The set-pos! argument is a procedure to be called with one argument, a new position. It should set the source’s position so that next read! starts generating data from there. The passed position is something that has been returned by get-pos, or, for make-custom-binary-input-port, an exact integer that indicates the byte offset from the beginning of the input. This argument can be #f if the port doesn’t support setting positions. The returned value of set-pos! is ignored.

If the position passed to set-pos! is invalid, an error that satisfy i/o-invalid-position-error? should be thrown. Portably, it can be done by throwing a condition created by make-i/o-invalid-position-error (see srfi.192 - Port positioning). For Gauche-specific code, you can throw a condition <io-invalid-position-error>.

The close argument is a procedure to be called without argument, when the custom port is closed. It can be #f if you don’t need a special cleanup.

Function: make-custom-binary-output-port id write! get-pos set-pos! close :optional flush
Function: make-custom-textual-output-port id write! get-pos set-pos! close :optional flush

[SRFI-181]{srfi.181} Creates a new binary and textual out port and returns it, respectively.

The id argument is an arbitrary Scheme object. This SRFI doesn’t specify how it is used. In Gauche, id will be returned with port-name procedure (see Common port operations).

The write! argument is a procedure to be called as (write! buffer start count). For make-custom-binary-output-port, buffer is a bytevector. For make-custom-textual-output-port, buffer is either a string or a vector of characters (Gauche’s implementation always use a vector, but portable code should handle both).

The write! procedure writes data in buffer starting from start, upto count items at maximum, to the external sink. It must return the number of actual items written.

The get-pos argument should be a procedure without taking argument, or #f. If it is a procedure, it should return the position of the sink where the next write! writes to. The position can be an arbitrary Scheme object, but for make-custom-binary-output-port, a position represented as an exact integer should correspond to the byte offset in the port.

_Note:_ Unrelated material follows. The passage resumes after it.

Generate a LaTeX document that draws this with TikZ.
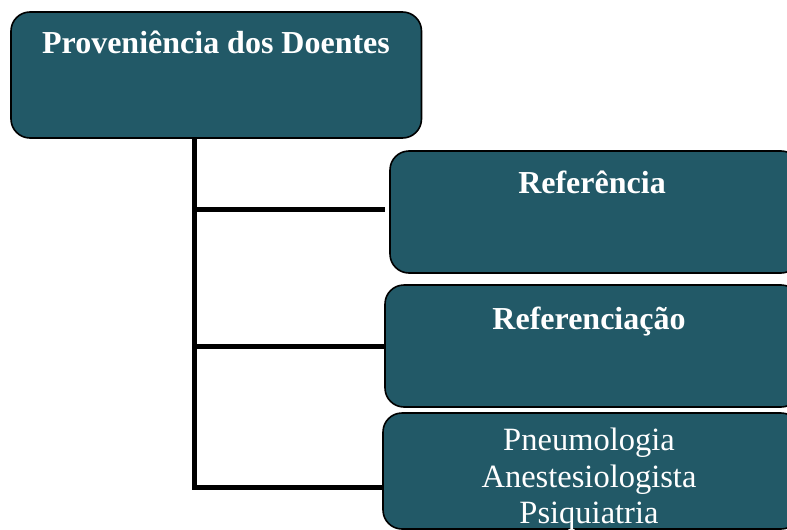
\documentclass[tikz,border=0pt]{standalone}
\usepackage{fontspec}
\setmainfont{Liberation Serif}
\definecolor{boxfill}{RGB}{34,89,103}
\begin{document}
\begin{tikzpicture}[x=1pt,y=-1pt,
  box/.style={draw=black, line width=1.6pt, fill=boxfill, rounded corners=19pt},
  lbl/.style={text=white, font=\fontsize{32.5}{37}\selectfont, align=center, inner sep=0pt},
  blbl/.style={lbl, font=\fontsize{32}{37}\selectfont\bfseries},
  conn/.style={line width=5pt, black}]
\useasboundingbox (0,0) rectangle (787,530);
\clip (0,0) rectangle (787,530);
% boxes
\draw[box] (11,12) rectangle (421.5,138);
\node[blbl, anchor=base] (top) at (216,53) {Proveniência dos Doentes};
\draw[box] (390,151) rectangle (800,273);
\node[blbl, anchor=base] (ref) at (592,193) {Referência};
\draw[box] (385,285) rectangle (800,407);
\node[blbl, anchor=base] (refc) at (589,329) {Referenciação};
\draw[box] (383,413) rectangle (800,529);
\node[lbl, anchor=base] (l1) at (589,450) {Pneumologia};
\node[lbl, anchor=base] (l2) at (589,487) {Anestesiologista};
\node[lbl, anchor=base] (l3) at (589,523) {Psiquiatria};
% connectors
\coordinate (vt) at (194.5,138);
\coordinate (vb) at (194.5,487);
\coordinate (h1) at (385,209);
\coordinate (h2) at (385,346);
\coordinate (h3) at (383,487);
\draw[conn] (vt) -- (vb);
\draw[conn] (194.5,209) -- (h1);
\draw[conn] (194.5,346) -- (h2);
\draw[conn] ([xshift=-2.5pt]vb) -- (h3);
\end{tikzpicture}
\end{document}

The set-pos! argument is a procedure to be called with one argument, a new position, or #f. It should set the sink’s position so that next write! starts to write data from there. The passed position is something that has been returned by get-pos, or, for make-custom-binary-output-port, an exact integer that indicates the byte offset from the beginning of the output. This argument can be #f if the port doesn’t support setting positions. The returned value of set-pos! is ignored.

If the position passed to set-pos! is invalid, an error that satisfy i/o-invalid-position-error? should be thrown. Portably, it can be done by throwing a condition created by make-i/o-invalid-position-error (see srfi.192 - Port positioning). For Gauche-specific code, you can throw a condition <io-invalid-position-error>.

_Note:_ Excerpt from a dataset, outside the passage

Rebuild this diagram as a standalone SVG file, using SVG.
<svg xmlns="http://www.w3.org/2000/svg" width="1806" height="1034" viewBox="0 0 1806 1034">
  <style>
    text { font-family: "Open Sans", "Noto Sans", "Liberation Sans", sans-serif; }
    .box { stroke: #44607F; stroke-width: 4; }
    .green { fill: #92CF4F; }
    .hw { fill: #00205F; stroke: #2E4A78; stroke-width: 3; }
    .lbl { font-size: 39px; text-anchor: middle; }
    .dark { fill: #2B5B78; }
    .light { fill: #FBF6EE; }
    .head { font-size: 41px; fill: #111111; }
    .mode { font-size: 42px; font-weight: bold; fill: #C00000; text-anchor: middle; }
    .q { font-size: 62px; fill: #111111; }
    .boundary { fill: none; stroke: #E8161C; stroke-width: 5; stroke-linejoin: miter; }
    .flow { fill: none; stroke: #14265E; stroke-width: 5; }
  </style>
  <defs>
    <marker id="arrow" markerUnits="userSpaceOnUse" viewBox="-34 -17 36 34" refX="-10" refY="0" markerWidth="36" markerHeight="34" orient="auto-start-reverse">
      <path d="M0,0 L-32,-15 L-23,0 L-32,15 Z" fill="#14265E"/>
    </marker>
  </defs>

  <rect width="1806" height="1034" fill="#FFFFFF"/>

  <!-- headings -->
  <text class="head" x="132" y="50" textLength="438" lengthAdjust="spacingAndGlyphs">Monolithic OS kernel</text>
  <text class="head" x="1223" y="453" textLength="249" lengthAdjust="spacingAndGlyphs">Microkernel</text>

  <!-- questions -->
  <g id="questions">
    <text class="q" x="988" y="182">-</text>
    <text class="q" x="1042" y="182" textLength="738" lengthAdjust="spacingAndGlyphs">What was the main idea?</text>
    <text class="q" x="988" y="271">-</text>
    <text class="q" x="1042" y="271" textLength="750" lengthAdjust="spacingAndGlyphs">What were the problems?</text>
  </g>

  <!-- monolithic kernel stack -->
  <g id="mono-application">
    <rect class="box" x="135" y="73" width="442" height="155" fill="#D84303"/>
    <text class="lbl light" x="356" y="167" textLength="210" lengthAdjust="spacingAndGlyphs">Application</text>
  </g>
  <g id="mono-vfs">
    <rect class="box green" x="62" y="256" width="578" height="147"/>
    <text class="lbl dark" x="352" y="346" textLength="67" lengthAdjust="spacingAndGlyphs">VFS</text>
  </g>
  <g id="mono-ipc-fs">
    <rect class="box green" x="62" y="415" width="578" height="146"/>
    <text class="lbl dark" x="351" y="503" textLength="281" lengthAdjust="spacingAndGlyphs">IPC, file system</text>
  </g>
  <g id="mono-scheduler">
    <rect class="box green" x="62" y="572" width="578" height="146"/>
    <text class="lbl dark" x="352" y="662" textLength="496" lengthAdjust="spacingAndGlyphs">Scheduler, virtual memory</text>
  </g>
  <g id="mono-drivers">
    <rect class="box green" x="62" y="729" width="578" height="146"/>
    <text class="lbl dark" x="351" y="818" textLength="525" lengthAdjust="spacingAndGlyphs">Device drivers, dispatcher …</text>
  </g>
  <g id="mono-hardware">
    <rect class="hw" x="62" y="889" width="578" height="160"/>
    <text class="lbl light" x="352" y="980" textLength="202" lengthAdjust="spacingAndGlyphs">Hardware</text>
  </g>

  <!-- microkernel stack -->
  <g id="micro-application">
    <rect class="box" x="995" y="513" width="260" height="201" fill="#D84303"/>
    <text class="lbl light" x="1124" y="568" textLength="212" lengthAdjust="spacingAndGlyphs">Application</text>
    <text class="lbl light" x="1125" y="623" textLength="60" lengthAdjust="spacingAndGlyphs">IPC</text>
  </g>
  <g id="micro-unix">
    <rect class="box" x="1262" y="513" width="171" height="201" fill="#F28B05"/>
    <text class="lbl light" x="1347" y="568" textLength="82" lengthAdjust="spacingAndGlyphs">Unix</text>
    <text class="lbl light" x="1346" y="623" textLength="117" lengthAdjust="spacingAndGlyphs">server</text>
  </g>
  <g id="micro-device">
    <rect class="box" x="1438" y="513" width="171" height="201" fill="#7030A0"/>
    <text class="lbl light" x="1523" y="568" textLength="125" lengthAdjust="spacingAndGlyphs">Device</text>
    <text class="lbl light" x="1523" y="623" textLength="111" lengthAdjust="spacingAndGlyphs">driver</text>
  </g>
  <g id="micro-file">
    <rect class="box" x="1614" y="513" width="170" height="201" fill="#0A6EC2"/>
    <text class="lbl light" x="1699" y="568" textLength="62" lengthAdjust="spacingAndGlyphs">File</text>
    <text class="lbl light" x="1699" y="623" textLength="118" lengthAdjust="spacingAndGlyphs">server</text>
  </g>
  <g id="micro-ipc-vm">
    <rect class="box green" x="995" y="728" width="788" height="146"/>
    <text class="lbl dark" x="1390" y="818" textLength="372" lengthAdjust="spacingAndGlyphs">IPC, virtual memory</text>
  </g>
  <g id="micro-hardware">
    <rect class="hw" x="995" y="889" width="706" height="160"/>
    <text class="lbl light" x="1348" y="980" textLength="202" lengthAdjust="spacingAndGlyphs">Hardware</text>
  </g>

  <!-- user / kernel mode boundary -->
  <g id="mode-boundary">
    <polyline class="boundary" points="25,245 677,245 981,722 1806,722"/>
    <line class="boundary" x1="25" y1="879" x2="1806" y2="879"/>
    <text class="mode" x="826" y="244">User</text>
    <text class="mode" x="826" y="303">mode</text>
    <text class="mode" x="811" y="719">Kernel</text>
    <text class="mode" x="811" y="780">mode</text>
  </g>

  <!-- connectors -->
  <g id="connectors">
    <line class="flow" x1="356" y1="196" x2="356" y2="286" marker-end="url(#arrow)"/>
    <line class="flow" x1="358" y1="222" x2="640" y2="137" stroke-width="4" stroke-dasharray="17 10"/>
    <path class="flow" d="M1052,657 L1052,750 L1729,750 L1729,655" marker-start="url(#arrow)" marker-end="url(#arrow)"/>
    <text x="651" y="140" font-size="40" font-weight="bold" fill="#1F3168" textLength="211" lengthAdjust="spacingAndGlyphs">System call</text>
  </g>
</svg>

The close argument is a procedure to be called without argument, when the port is closed. It can be #f if you don’t need a special cleanup.

The flush argument, if provided and not #f, should be a procedure taking no arguments. It is called when the port is requested to flush the data buffered in the sink, if any.

Function: make-custom-binary-input/output-port id read! write! get-pos set-pos! close :optional flush

[SRFI-181]{srfi.181} Creates a bidirectional binary i/o port. Since Gauche doesn’t distinguish binary and textual ports, you can use the returned port for textual i/o as well, but portable code must avoid it.

(The reason textual input/output port is not defined in the SRFI is that it is difficult to define a consistent semantics agnostic to the internal representation of character stream. In Gauche, we immediately convert characters to the octet stream of internal character encoding.)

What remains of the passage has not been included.